DATA SECTION ▸
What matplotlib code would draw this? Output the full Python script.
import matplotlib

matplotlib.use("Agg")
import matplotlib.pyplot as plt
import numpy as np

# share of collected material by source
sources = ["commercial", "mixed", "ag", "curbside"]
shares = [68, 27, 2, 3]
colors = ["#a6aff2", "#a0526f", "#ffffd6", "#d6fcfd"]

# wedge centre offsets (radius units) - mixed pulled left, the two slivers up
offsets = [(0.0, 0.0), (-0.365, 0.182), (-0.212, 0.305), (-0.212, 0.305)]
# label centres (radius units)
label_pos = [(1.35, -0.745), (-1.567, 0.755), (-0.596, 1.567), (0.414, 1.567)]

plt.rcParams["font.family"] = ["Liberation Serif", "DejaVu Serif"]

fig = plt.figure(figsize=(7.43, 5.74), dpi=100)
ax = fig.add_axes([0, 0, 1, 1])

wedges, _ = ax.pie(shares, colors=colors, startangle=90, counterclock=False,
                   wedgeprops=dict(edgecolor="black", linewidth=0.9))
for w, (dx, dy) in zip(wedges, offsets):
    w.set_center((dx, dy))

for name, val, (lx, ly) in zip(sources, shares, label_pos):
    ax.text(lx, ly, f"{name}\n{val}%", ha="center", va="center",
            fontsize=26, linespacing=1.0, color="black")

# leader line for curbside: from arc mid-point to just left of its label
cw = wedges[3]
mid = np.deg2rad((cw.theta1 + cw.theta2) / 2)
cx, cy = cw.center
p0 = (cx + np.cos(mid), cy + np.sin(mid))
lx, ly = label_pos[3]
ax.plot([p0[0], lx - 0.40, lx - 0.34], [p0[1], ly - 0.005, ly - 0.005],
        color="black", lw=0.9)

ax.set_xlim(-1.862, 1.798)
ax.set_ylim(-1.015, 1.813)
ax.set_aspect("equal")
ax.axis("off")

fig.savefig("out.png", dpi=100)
* * *
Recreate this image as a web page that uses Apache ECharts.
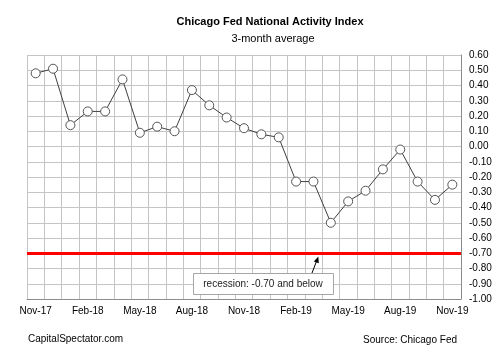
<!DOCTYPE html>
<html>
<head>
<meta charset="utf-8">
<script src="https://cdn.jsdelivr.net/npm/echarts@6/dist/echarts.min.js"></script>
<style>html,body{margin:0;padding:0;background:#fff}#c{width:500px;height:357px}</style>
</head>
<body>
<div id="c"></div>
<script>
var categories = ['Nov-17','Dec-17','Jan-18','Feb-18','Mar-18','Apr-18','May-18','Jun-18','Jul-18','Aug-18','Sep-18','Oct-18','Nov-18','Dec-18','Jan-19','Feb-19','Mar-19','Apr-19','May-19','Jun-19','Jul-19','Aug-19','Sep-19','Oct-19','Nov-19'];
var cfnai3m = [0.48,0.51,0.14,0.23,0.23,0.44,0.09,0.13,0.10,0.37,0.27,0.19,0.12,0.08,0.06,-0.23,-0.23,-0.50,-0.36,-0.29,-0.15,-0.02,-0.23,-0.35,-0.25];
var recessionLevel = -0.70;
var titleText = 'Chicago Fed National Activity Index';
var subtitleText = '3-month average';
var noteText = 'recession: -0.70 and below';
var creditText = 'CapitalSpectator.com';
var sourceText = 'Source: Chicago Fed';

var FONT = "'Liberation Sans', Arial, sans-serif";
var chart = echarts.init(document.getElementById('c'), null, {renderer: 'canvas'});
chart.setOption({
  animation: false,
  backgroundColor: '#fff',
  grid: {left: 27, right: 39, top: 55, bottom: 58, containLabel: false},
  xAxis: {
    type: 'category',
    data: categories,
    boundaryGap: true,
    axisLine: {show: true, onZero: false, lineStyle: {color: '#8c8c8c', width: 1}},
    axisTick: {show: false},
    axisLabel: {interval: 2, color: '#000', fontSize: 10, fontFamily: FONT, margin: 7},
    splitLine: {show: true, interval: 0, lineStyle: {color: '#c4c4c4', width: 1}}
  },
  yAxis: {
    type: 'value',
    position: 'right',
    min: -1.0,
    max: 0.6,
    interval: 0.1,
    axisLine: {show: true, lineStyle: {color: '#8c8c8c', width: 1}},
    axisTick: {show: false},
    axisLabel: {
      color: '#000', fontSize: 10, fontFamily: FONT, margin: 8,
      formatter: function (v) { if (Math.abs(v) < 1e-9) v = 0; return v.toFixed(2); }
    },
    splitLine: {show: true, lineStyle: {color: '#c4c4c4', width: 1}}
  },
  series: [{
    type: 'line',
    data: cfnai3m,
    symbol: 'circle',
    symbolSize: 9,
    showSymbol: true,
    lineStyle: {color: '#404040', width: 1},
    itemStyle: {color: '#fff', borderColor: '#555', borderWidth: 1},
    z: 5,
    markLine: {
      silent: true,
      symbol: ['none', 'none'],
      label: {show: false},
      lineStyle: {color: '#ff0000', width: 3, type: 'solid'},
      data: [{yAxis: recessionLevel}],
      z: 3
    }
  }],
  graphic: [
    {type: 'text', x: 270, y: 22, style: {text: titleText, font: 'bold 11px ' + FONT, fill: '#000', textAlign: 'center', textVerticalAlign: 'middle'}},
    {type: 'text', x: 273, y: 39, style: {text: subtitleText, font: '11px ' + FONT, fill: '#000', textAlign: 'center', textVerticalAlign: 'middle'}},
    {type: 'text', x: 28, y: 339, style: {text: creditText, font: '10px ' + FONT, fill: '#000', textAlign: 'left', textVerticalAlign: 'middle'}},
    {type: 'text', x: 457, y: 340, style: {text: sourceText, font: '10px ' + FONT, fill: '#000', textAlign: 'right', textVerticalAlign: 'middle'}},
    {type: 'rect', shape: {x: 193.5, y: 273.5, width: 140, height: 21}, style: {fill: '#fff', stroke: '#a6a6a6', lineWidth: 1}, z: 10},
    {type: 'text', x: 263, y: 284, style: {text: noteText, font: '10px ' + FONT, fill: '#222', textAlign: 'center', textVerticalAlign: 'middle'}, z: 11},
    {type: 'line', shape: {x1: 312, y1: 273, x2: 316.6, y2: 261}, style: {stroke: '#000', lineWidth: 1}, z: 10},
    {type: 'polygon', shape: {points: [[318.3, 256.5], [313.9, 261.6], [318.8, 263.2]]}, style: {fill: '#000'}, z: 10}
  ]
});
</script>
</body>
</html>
...
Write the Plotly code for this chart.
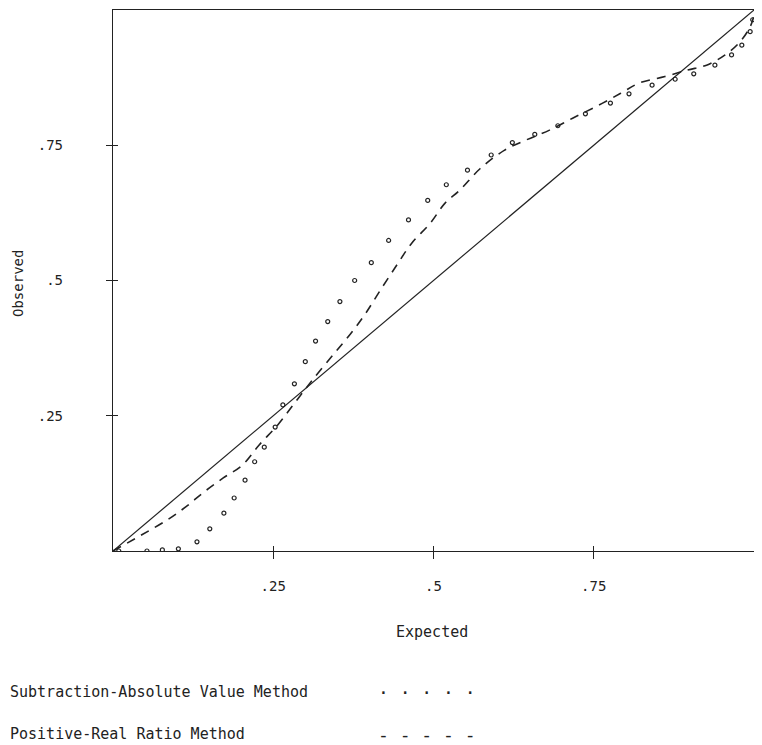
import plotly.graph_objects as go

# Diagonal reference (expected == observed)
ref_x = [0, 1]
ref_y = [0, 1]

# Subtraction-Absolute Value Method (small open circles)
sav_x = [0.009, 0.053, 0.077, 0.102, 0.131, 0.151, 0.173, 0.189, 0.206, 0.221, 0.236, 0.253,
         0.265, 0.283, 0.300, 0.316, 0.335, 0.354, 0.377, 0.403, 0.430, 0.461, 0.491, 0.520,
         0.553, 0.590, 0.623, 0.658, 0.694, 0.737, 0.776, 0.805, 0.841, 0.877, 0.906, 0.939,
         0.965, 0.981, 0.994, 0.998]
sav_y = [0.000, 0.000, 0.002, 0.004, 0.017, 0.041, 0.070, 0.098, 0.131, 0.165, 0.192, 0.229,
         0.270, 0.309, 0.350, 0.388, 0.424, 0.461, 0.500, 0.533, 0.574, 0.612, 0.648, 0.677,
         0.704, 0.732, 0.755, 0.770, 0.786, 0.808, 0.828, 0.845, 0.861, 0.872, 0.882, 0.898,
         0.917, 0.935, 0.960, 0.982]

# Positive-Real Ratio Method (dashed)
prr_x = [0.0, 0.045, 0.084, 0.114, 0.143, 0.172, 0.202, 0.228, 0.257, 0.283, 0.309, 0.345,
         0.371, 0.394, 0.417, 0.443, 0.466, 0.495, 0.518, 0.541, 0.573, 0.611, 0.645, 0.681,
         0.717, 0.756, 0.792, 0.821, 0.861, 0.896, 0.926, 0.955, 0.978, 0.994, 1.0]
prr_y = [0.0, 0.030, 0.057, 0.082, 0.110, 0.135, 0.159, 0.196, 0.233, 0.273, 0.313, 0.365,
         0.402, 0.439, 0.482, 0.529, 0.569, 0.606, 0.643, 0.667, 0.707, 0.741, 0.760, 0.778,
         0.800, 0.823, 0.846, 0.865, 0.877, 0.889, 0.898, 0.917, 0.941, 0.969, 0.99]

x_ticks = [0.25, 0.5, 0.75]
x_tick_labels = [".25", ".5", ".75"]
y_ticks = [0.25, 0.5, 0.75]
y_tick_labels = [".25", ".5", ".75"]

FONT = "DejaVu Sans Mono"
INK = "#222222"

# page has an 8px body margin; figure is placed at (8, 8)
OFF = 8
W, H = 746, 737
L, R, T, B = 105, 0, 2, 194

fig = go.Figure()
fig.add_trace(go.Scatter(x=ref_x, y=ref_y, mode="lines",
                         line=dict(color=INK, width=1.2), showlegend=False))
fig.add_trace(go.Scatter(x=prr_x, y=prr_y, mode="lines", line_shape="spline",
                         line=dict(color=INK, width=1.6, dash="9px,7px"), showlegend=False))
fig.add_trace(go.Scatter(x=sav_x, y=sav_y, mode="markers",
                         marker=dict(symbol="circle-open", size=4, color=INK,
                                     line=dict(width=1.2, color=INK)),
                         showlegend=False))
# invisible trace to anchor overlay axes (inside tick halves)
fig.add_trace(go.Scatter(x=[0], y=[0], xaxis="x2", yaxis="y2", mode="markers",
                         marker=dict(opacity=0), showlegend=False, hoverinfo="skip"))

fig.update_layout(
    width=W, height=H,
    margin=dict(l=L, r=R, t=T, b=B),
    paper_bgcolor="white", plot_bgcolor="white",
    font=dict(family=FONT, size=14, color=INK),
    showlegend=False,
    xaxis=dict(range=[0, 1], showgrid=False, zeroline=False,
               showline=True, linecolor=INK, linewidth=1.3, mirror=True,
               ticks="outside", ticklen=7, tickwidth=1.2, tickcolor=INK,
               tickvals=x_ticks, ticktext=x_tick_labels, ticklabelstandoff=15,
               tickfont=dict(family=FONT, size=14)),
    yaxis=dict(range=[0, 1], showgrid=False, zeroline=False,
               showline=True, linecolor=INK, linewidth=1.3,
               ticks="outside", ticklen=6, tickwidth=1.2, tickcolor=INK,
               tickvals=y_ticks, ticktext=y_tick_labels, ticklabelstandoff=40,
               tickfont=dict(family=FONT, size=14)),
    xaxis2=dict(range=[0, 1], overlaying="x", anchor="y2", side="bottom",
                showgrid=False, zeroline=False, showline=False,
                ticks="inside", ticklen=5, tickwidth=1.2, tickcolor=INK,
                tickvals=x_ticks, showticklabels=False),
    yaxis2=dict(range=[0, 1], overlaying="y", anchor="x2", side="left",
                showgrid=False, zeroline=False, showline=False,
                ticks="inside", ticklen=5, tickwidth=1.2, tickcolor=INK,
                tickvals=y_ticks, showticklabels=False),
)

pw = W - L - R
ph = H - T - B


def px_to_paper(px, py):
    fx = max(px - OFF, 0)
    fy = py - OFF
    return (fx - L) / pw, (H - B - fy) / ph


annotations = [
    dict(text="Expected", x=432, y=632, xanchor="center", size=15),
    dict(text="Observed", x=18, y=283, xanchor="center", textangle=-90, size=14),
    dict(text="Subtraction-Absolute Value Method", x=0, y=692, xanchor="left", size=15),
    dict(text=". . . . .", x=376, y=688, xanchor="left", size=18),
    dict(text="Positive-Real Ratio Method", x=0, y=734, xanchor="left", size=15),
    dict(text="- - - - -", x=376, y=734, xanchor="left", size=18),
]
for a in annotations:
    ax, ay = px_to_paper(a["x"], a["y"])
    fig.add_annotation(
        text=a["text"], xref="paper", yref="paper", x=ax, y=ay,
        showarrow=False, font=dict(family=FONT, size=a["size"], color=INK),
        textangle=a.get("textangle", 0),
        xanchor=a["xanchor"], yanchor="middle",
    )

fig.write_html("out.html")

WHAT TO WORK ON ▸
Leaving out the pictures, extract the stretch from the line holding "Write the Plotly code for this chart." through the line holding "L, R, T, B = 105, 0, 2, 194", word for word.

FINAL RESULT ▸
Write the Plotly code for this chart.
import plotly.graph_objects as go

# Diagonal reference (expected == observed)
ref_x = [0, 1]
ref_y = [0, 1]

# Subtraction-Absolute Value Method (small open circles)
sav_x = [0.009, 0.053, 0.077, 0.102, 0.131, 0.151, 0.173, 0.189, 0.206, 0.221, 0.236, 0.253,
         0.265, 0.283, 0.300, 0.316, 0.335, 0.354, 0.377, 0.403, 0.430, 0.461, 0.491, 0.520,
         0.553, 0.590, 0.623, 0.658, 0.694, 0.737, 0.776, 0.805, 0.841, 0.877, 0.906, 0.939,
         0.965, 0.981, 0.994, 0.998]
sav_y = [0.000, 0.000, 0.002, 0.004, 0.017, 0.041, 0.070, 0.098, 0.131, 0.165, 0.192, 0.229,
         0.270, 0.309, 0.350, 0.388, 0.424, 0.461, 0.500, 0.533, 0.574, 0.612, 0.648, 0.677,
         0.704, 0.732, 0.755, 0.770, 0.786, 0.808, 0.828, 0.845, 0.861, 0.872, 0.882, 0.898,
         0.917, 0.935, 0.960, 0.982]

# Positive-Real Ratio Method (dashed)
prr_x = [0.0, 0.045, 0.084, 0.114, 0.143, 0.172, 0.202, 0.228, 0.257, 0.283, 0.309, 0.345,
         0.371, 0.394, 0.417, 0.443, 0.466, 0.495, 0.518, 0.541, 0.573, 0.611, 0.645, 0.681,
         0.717, 0.756, 0.792, 0.821, 0.861, 0.896, 0.926, 0.955, 0.978, 0.994, 1.0]
prr_y = [0.0, 0.030, 0.057, 0.082, 0.110, 0.135, 0.159, 0.196, 0.233, 0.273, 0.313, 0.365,
         0.402, 0.439, 0.482, 0.529, 0.569, 0.606, 0.643, 0.667, 0.707, 0.741, 0.760, 0.778,
         0.800, 0.823, 0.846, 0.865, 0.877, 0.889, 0.898, 0.917, 0.941, 0.969, 0.99]

x_ticks = [0.25, 0.5, 0.75]
x_tick_labels = [".25", ".5", ".75"]
y_ticks = [0.25, 0.5, 0.75]
y_tick_labels = [".25", ".5", ".75"]

FONT = "DejaVu Sans Mono"
INK = "#222222"

# page has an 8px body margin; figure is placed at (8, 8)
OFF = 8
W, H = 746, 737
L, R, T, B = 105, 0, 2, 194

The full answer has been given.